There he stands—marble-cut, toga-draped, arms missing but ego intact. The statue of Gaius Julius Caesar Augustus Germanicus, better known to the world as Caligula, resides today not in Rome but in the staid quiet of the VMFA’s B. Cochrane Collection. Chiseled in the early 1st century CE by an anonymous Roman sculptor, this piece is a masterwork of imperial propaganda rendered in cool Carrara. The craftsmanship is undeniable: a portrait that combines technical finesse with thematic contradiction. The face is soft, youthful, almost contemplative—a paradox, considering that history remembers Caligula not for thoughtful governance but for four years of tyrannical and theatrical lunacy that reportedly included declaring war on Neptune and installing his horse in the Senate. This statue doesn’t just capture a man; it sells a myth.

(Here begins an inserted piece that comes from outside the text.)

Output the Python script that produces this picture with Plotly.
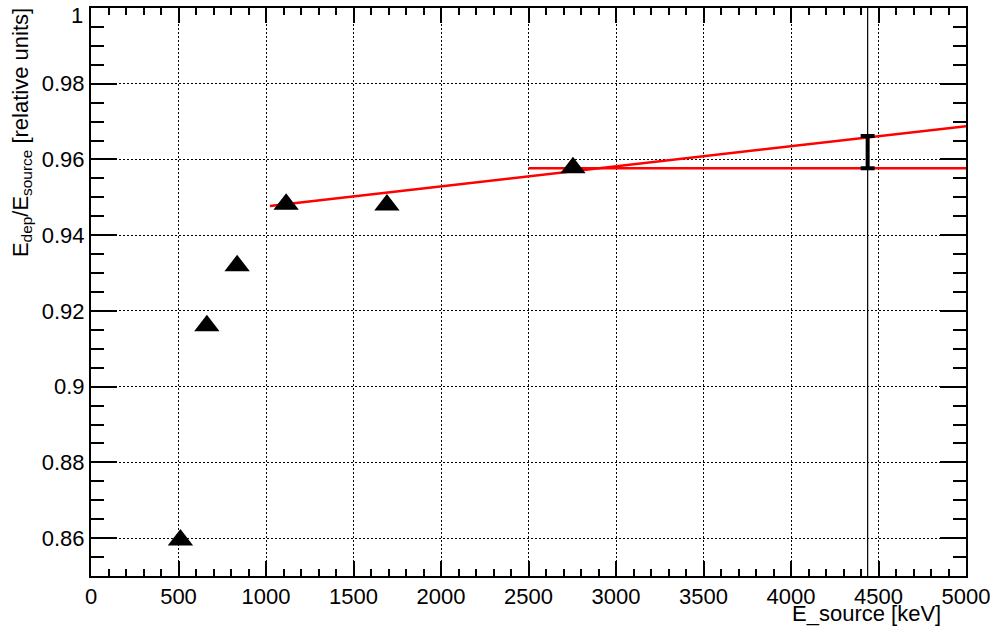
import plotly.graph_objects as go

# Data
energies = [511, 662, 835, 1115, 1691, 2754]
ratios = [0.8595, 0.9161, 0.9319, 0.9482, 0.9480, 0.9578]

fit_x = [1022, 5000]
fit_y = [0.9477, 0.9688]

level_x = [2500, 5000]
level_y = [0.9577, 0.9577]

marker_line_x = [4438, 4438]
marker_line_y = [0.85, 1.0]

err_x = [4438]
err_y = [0.9577]
err_plus = [0.0085]

x_ticks = [0, 500, 1000, 1500, 2000, 2500, 3000, 3500, 4000, 4500, 5000]
y_ticks = [0.86, 0.88, 0.90, 0.92, 0.94, 0.96, 0.98, 1.0]
y_top_label = "1"

FONT = "Liberation Sans, Arial, Helvetica, sans-serif"

fig = go.Figure()

fig.add_trace(go.Scatter(x=marker_line_x, y=marker_line_y, mode="lines",
                         line=dict(color="black", width=1.2), showlegend=False, hoverinfo="skip"))
fig.add_trace(go.Scatter(x=fit_x, y=fit_y, mode="lines",
                         line=dict(color="#ff0000", width=2.5), showlegend=False))
fig.add_trace(go.Scatter(x=level_x, y=level_y, mode="lines",
                         line=dict(color="#ff0000", width=2.5), showlegend=False))
fig.add_trace(go.Scatter(x=err_x, y=err_y, mode="markers",
                         marker=dict(size=1, color="rgba(0,0,0,0)"),
                         error_y=dict(type="data", array=err_plus, arrayminus=[0],
                                      color="black", thickness=4, width=7, symmetric=False),
                         showlegend=False))
fig.add_trace(go.Scatter(x=energies, y=ratios, mode="markers",
                         marker=dict(symbol="triangle-up", size=22, color="black"),
                         showlegend=False))

axis_common = dict(
    showline=True, linecolor="black", linewidth=2, mirror="allticks",
    ticks="inside", tickcolor="black", tickwidth=1.5,
    showgrid=True, gridcolor="black", gridwidth=1, griddash="2px,2px",
    zeroline=False, automargin=False, ticklabeloverflow="allow",
    tickfont=dict(family=FONT, size=22, color="black"),
)

fig.update_xaxes(range=[0, 5000], tickvals=x_ticks, ticklen=15,
                 minor=dict(dtick=100, tick0=0, ticklen=7, ticks="inside",
                            tickcolor="black", tickwidth=1.5, showgrid=False),
                 **axis_common)
# top label "1" is nudged down (as in the reference) via an annotation below
fig.update_yaxes(range=[0.85, 1.0], tickvals=y_ticks,
                 ticktext=[("%g" % v) if v < 1.0 else "" for v in y_ticks], ticklen=26,
                 minor=dict(dtick=0.005, tick0=0.85, ticklen=13, ticks="inside",
                            tickcolor="black", tickwidth=1.5, showgrid=False),
                 **axis_common)

fig.add_annotation(text=y_top_label, xref="paper", yref="paper",
                   x=-0.007, y=1.0132, xanchor="right", yanchor="top", showarrow=False,
                   font=dict(family=FONT, size=22, color="black"))
fig.add_annotation(text="E_source [keV]", xref="paper", yref="paper",
                   x=0.974, y=-0.040, xanchor="right", yanchor="top", showarrow=False,
                   font=dict(family=FONT, size=22, color="black"))
fig.add_annotation(text="E<sub>dep</sub>/E<sub>source</sub> [relative units]",
                   xref="paper", yref="paper", x=-0.079, y=1.004,
                   xanchor="center", yanchor="top", textangle=-90, showarrow=False,
                   font=dict(family=FONT, size=22, color="black"))

fig.update_layout(
    width=995, height=634,
    margin=dict(l=91, r=29, t=8, b=58),
    paper_bgcolor="white", plot_bgcolor="white",
    font=dict(family=FONT, color="black"),
)

fig.write_html("out.html", config={"displayModeBar": False},
               post_script="document.body.style.margin='0';document.body.style.overflow='hidden';")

The artist—unrecorded, of course, as most Roman craftsmen were—was no amateur. Likely trained in an imperial workshop or patronized by an elite household with ties to the palace, this sculptor was part of a visual machine that cranked out god-kings by the ton. Rome didn’t believe in subtle messaging. This statue channels the Augustan model of power: civil, moral, stoic. That Caligula wore it like a badly tailored costume is beside the point. The artist’s job wasn’t to critique; it was to canonize. So, he gave us a contrapposto stance, a gaze that reaches heavenward, and a toga that looks heavy enough to crush a lesser mortal—marble artistry as political marketing. The genius of the artist lies not in originality, but in the confident manipulation of the visual language of legitimacy. It’s the aesthetic equivalent of airbrushing a dictator onto Mount Rushmore.
Historically, this statue sits at the knife’s edge of imperial Rome’s public-private dissonance. Caligula began his rule beloved, the grandson of Augustus, the soldier’s darling (his nickname “Caligula” meaning “little boots”). But that goodwill curdled fast. His rule was so erratic and violent that his memory was officially condemned—his name struck from monuments, his likenesses destroyed. This statue’s survival, then, is a rebellious artifact. It’s a piece of state-sponsored idealism that time and truth failed to bury. In it, we see the Roman Empire’s uncanny ability to dress madness in marble and call it majesty. The very fact that this statue is beautiful and serene while its subject was likely unhinged is precisely the point: Rome was built on the performance of order even as it flirted constantly with chaos.
Today, the statue forces us to confront the limits of representation. How often do we believe in images that don’t align with reality? What modern Caligulas are we still sculpting in policy papers, photo ops, or perfectly filtered press releases? Museums love to describe this work as “idealized,” but perhaps we should be asking: idealized for whom? For the people, to soothe their unrest? For the emperor, to enshrine his delusions? Or for us, two thousand years later, to remind us that power always looks best when it’s pretending to be wise?